- Exercise brief -
Starting at the top of the listing, extract every line up to and including the one with "const trendEnd = 3940;". Pictures stay out of the copy.

- Data provided -
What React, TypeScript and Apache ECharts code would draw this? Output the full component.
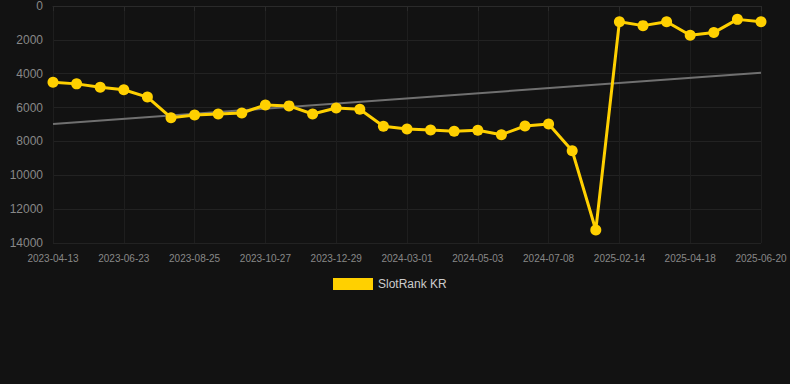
import React, { useEffect, useRef } from "react";
import * as echarts from "echarts";

const categories = [
  "2023-04-13", "2023-05-05", "2023-05-29", "2023-06-23", "2023-07-14", "2023-08-04",
  "2023-08-25", "2023-09-15", "2023-10-06", "2023-10-27", "2023-11-17", "2023-12-08",
  "2023-12-29", "2024-01-19", "2024-02-09", "2024-03-01", "2024-03-22", "2024-04-12",
  "2024-05-03", "2024-05-24", "2024-06-14", "2024-07-08", "2024-07-29", "2024-08-19",
  "2025-02-14", "2025-03-07", "2025-03-28", "2025-04-18", "2025-05-09", "2025-05-30",
  "2025-06-20",
];

const rankValues = [
  4500, 4600, 4800, 4950, 5380, 6600, 6440, 6380, 6320, 5850, 5900, 6380, 6030, 6100,
  7100, 7260, 7320, 7400, 7340, 7600, 7090, 6970, 8550, 13230, 930, 1160, 930, 1730,
  1570, 790, 930,
];

const trendStart = 6970;
const trendEnd = 3940;

export default function App() {
  const ref = useRef<HTMLDivElement>(null);
  useEffect(() => {
    document.body.style.margin = "0";
    document.body.style.background = "#121212";
    if (!ref.current) return;
    const chart = echarts.init(ref.current, null, { renderer: "svg" });
    chart.setOption({
      animation: false,
      backgroundColor: "#121212",
      grid: { left: 53, right: 29, top: 6, bottom: 141, containLabel: false },
      legend: {
        data: [{ name: "SlotRank KR", icon: "rect" }],
        top: 273,
        left: 328,
        itemWidth: 40,
        itemHeight: 12,
        itemGap: 6,
        textStyle: { color: "#cccccc", fontSize: 12, fontFamily: "Liberation Sans, Arial, sans-serif" },
      },
      xAxis: {
        type: "category",
        data: categories,
        boundaryGap: false,
        axisLine: { show: true, lineStyle: { color: "#2a2a2a" } },
        axisTick: { show: true, interval: 2, lineStyle: { color: "#2a2a2a" } },
        axisLabel: {
          interval: 2,
          color: "#888888",
          fontSize: 10,
          margin: 10,
          fontFamily: "Liberation Sans, Arial, sans-serif",
        },
        splitLine: { show: true, interval: 2, lineStyle: { color: "#1e1e1e" } },
      },
      yAxis: {
        type: "value",
        inverse: true,
        min: 0,
        max: 14000,
        interval: 2000,
        axisLine: { show: false },
        axisTick: { show: false },
        axisLabel: {
          color: "#888888",
          fontSize: 12,
          margin: 10,
          formatter: (v: number) => String(v),
          fontFamily: "Liberation Sans, Arial, sans-serif",
        },
        splitLine: { show: true, lineStyle: { color: "#222222" } },
      },
      series: [
        {
          name: "trend",
          type: "line",
          data: [
            [0, trendStart],
            [categories.length - 1, trendEnd],
          ],
          symbol: "none",
          lineStyle: { color: "#707070", width: 2 },
          silent: true,
          z: 1,
        },
        {
          name: "SlotRank KR",
          type: "line",
          data: rankValues,
          symbol: "circle",
          symbolSize: 11,
          itemStyle: { color: "#ffd000" },
          lineStyle: { color: "#ffd000", width: 3 },
          z: 3,
        },
      ],
    });
    return () => chart.dispose();
  }, []);
  return <div ref={ref} style={{ width: 790, height: 384 }} />;
}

- Result of the exercise -
What React, TypeScript and Apache ECharts code would draw this? Output the full component.
import React, { useEffect, useRef } from "react";
import * as echarts from "echarts";

const categories = [
  "2023-04-13", "2023-05-05", "2023-05-29", "2023-06-23", "2023-07-14", "2023-08-04",
  "2023-08-25", "2023-09-15", "2023-10-06", "2023-10-27", "2023-11-17", "2023-12-08",
  "2023-12-29", "2024-01-19", "2024-02-09", "2024-03-01", "2024-03-22", "2024-04-12",
  "2024-05-03", "2024-05-24", "2024-06-14", "2024-07-08", "2024-07-29", "2024-08-19",
  "2025-02-14", "2025-03-07", "2025-03-28", "2025-04-18", "2025-05-09", "2025-05-30",
  "2025-06-20",
];

const rankValues = [
  4500, 4600, 4800, 4950, 5380, 6600, 6440, 6380, 6320, 5850, 5900, 6380, 6030, 6100,
  7100, 7260, 7320, 7400, 7340, 7600, 7090, 6970, 8550, 13230, 930, 1160, 930, 1730,
  1570, 790, 930,
];

const trendStart = 6970;
const trendEnd = 3940;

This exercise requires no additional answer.